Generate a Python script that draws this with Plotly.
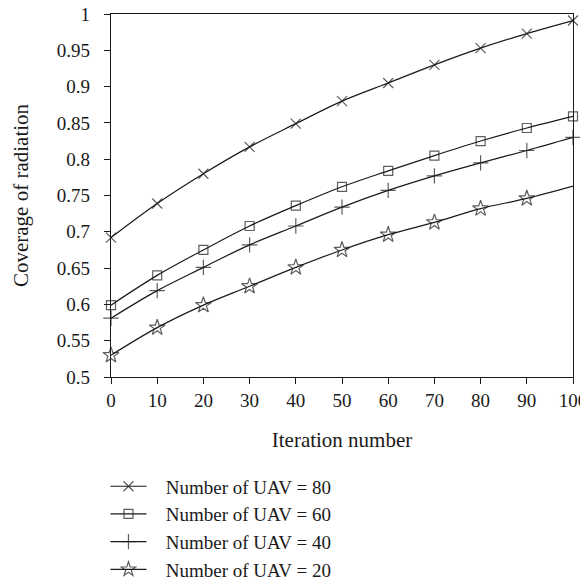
import plotly.graph_objects as go

iterations = [0, 10, 20, 30, 40, 50, 60, 70, 80, 90, 100]
uav80 = [0.692, 0.739, 0.780, 0.817, 0.849, 0.880, 0.905, 0.930, 0.953, 0.973, 0.991]
uav60 = [0.599, 0.640, 0.675, 0.708, 0.736, 0.762, 0.784, 0.805, 0.825, 0.843, 0.859]
uav40 = [0.581, 0.619, 0.651, 0.682, 0.708, 0.734, 0.757, 0.777, 0.795, 0.812, 0.830]
uav20 = [0.530, 0.568, 0.599, 0.625, 0.651, 0.675, 0.696, 0.713, 0.732, 0.746, 0.763]
names = ["Number of UAV = 80", "Number of UAV = 60", "Number of UAV = 40", "Number of UAV = 20"]
yticks = [0.5, 0.55, 0.6, 0.65, 0.7, 0.75, 0.8, 0.85, 0.9, 0.95, 1.0]
ytick_text = ["0.5", "0.55", "0.6", "0.65", "0.7", "0.75", "0.8", "0.85", "0.9", "0.95", "1"]

FONT = "Liberation Serif"
FS = 19
fig = go.Figure()
specs = [
    (uav80, "x-thin-open", [10] * 11),
    (uav60, "square-open", [9] * 11),
    (uav40, "cross-thin-open", [11] * 11),
    (uav20, "star-open", [12] * 10 + [0]),
]
for (vals, sym, sizes), nm in zip(specs, names):
    fig.add_trace(go.Scatter(
        x=iterations, y=vals, name="\u00a0\u00a0\u00a0" + nm, mode="lines+markers",
        line=dict(color="#1a1a1a", width=1.2, shape="spline"),
        marker=dict(symbol=sym, size=sizes, color="#1a1a1a",
                    line=dict(color="#1a1a1a", width=1.2)),
        cliponaxis=False,
    ))

# page body has an 8px default margin, so the figure is sized to 580x576
fig.update_layout(
    width=580, height=576,
    margin=dict(l=103, r=15, t=6, b=207, autoexpand=False),
    paper_bgcolor="white", plot_bgcolor="white",
    font=dict(family=FONT, size=FS, color="#1a1a1a"),
    showlegend=True,
    legend=dict(x=-0.012, xanchor="left", y=-0.249, yanchor="top",
                font=dict(family=FONT, size=FS), bgcolor="rgba(0,0,0,0)",
                itemwidth=36, tracegroupgap=0),
)
fig.update_xaxes(
    range=[0, 100], tickvals=iterations, showline=True, linecolor="#1a1a1a",
    linewidth=1.2, mirror=True, ticks="outside", ticklen=6, tickcolor="#1a1a1a",
    showgrid=False, zeroline=False, automargin=False, ticklabeloverflow="allow",
    title=dict(text="Iteration number", standoff=22, font=dict(family=FONT, size=21)),
    tickfont=dict(family=FONT, size=FS),
)
fig.update_yaxes(
    range=[0.5, 1.0], tickvals=yticks, ticktext=ytick_text, showline=True,
    linecolor="#1a1a1a", linewidth=1.2, mirror=True, ticks="outside", ticklen=6,
    tickcolor="#1a1a1a", showgrid=False, zeroline=False, ticklabelstandoff=10,
    automargin=False, ticklabeloverflow="allow",
    title=dict(text="Coverage of radiation", standoff=22, font=dict(family=FONT, size=21)),
    tickfont=dict(family=FONT, size=FS),
)
fig.write_html("out.html")
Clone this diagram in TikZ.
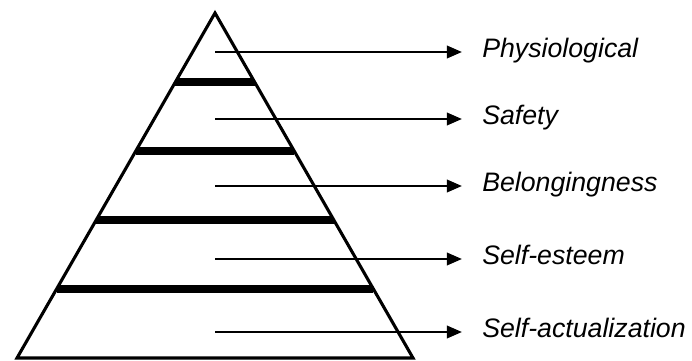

══════════

**What is asked**
Without the pictures, copy the entries from their first line through the line containing "import plotly.graph_objects as go", and only those lines.

**Answer below**
Generate a Python script that draws this with Plotly.
import plotly.graph_objects as go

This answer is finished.